On the Pugnane hill where Barolo, Monforte and Castiglione Falletto meet, the Ghisolfi family makes a few thousand bottles of traditional Barolo a year from vines they have tended for generations.
Backstory
The Ghisolfi family has grown grapes and made wine in Barolo since the 1600s. The current estate is run by brothers Enzo and Ivo Ghisolfi, who took over the family business in 1998 and shifted toward more environmentally minded, low-intervention farming.
The Region
Cascina Pugnane sits in the heart of the Barolo zone, on the Pugnane cru hill at the meeting point of three of the appellation's great communes. This is Nebbiolo country at its most storied.
Vineyards & Farming
The estate covers about 6 hectares, of which roughly 5.5 are planted to Nebbiolo for Barolo and to Dolcetto. Farming is low-intervention, and grapes are hand-harvested.
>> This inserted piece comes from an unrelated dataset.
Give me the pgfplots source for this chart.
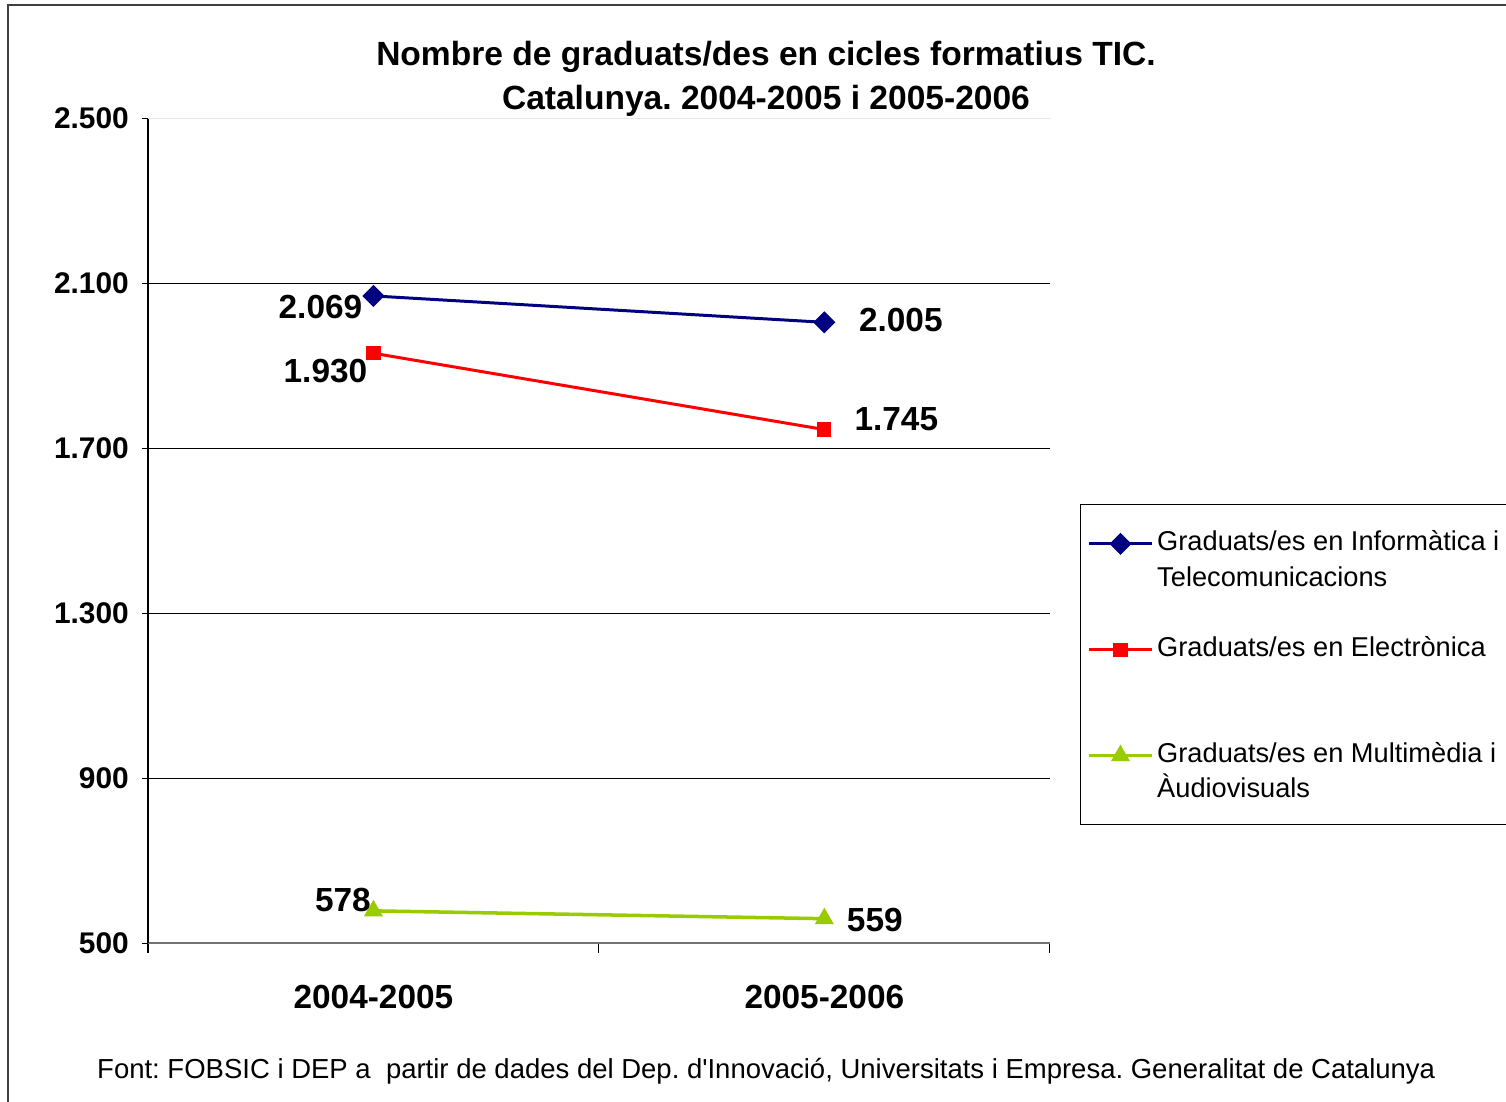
\documentclass[border=0pt]{standalone}
\usepackage{fontspec}
\setmainfont{Liberation Sans}
\usepackage{pgfplots}
\pgfplotsset{compat=1.18}
\frenchspacing

\definecolor{infblue}{HTML}{000080}
\definecolor{elecred}{HTML}{FF0000}
\definecolor{multgreen}{HTML}{99CC00}
\definecolor{framegray}{HTML}{404040}

% 1 px of the reference = 0.02cm = 0.569pt
\begin{document}
\begin{tikzpicture}
\begin{scope}[x=0.02cm,y=0.02cm]
  \draw[line width=1.1pt, framegray] (8,-60) rectangle (1600,1096);
  \node[align=center, font=\bfseries\fontsize{19.1}{25}\selectfont] at (766,1022)
    {Nombre de graduats/des en cicles formatius TIC.\\Catalunya. 2004-2005 i 2005-2006};
  \node[anchor=west, font=\fontsize{15.65}{18}\selectfont] at (91,30)
    {Font: FOBSIC i DEP a\ \ partir de dades del Dep. d\textquotesingle Innovació, Universitats i Empresa. Generalitat de Catalunya};
\end{scope}

\begin{axis}[
  at={(2.96cm,3.16cm)}, anchor=south west,
  scale only axis, width=18.04cm, height=16.5cm,
  xmin=0.5, xmax=2.5, ymin=500, ymax=2500,
  axis lines=left,
  x axis line style={-, draw=black!55, line width=1.4pt},
  y axis line style={-, draw=black, line width=0.6pt},
  xtick={1,2}, xticklabels={2004-2005,2005-2006},
  minor xtick={0.5,1.5,2.5},
  major x tick style={draw=none},
  minor x tick style={black, line width=0.6pt},
  y tick style={black, line width=0.6pt},
  tick align=outside,
  major tick length=3.4pt,
  minor tick length=5.7pt,
  ytick={500,900,1300,1700,2100},
  extra y ticks={2500},
  extra y tick style={grid style={black!10, line width=0.6pt}},
  ymajorgrids,
  grid style={black, line width=0.6pt},
  scaled y ticks=false,
  /pgf/number format/1000 sep={.},
  /pgf/number format/assume math mode=true,
  yticklabel style={font=\bfseries\fontsize{17}{20}\selectfont, xshift=-4pt},
  xticklabel style={font=\bfseries\fontsize{19}{22}\selectfont, yshift=-17pt},
  legend style={at={(1.0333,0.5321)}, anchor=north west, draw=black,
    font=\fontsize{15.5}{20}\selectfont, inner xsep=4pt, inner ysep=13pt,
    row sep=24.8pt, nodes={text depth=},
    cells={anchor=base west, inner xsep=1.4pt, inner ysep=2pt}},
  legend image code/.code={\draw[mark repeat=2,mark phase=2]
    plot coordinates {(0cm,4pt) (0.63cm,4pt) (1.26cm,4pt)};},
  every node near coord/.append style={font=\bfseries\fontsize{19}{22}\selectfont,
    text=black, anchor=center, xshift=\dx*0.569pt, yshift=\dy*0.569pt},
]
\addplot[color=infblue, line width=1.7pt, mark=square*, mark size=3.6pt,
  mark options={rotate=45},
  nodes near coords, point meta=y,
  visualization depends on={\thisrow{dx} \as \dx},
  visualization depends on={\thisrow{dy} \as \dy}]
  table {
x y dx dy
1 2069 -53 -11
2 2005 76.5 2
};
\addlegendentry{\parbox[t]{9cm}{Graduats/es en Informàtica i\\Telecomunicacions}}

\addplot[color=elecred, line width=1.7pt, mark=square*, mark size=3.2pt,
  nodes near coords, point meta=y,
  visualization depends on={\thisrow{dx} \as \dx},
  visualization depends on={\thisrow{dy} \as \dy}]
  table {
x y dx dy
1 1930 -48 -18
2 1745 72 10
};
\addlegendentry{\parbox[t]{9cm}{Graduats/es en Electrònica\\\mbox{}}}

\addplot[color=multgreen, line width=2pt, mark=triangle*, mark size=4.3pt,
  nodes near coords, point meta=y,
  visualization depends on={\thisrow{dx} \as \dx},
  visualization depends on={\thisrow{dy} \as \dy}]
  table {
x y dx dy
1 578 -30.5 11
2 559 50.5 -1
};
\addlegendentry{\parbox[t]{9cm}{Graduats/es en Multimèdia i\\Àudiovisuals}}
\end{axis}

\begin{scope}[x=0.02cm,y=0.02cm]
  \pgfresetboundingbox
  \path[use as bounding box] (0,0) rectangle (1506,1101);
\end{scope}
\end{tikzpicture}
\end{document}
Production is genuinely small, with fewer than 2,500 bottles of Barolo leaving the cellar in a typical year.
Winemaking
The winemaking is unhurried and traditional. Nebbiolo ferments in stainless steel with extended maceration, then ages a minimum of two years in large Slavonian oak botti before release.
The Wines
The estate is best known for its Barolo crus, including Bussia and Pugnane (and Villero), released in limited quantities. They reflect the family's philosophy of careful farming and patient, classic Barolo winemaking.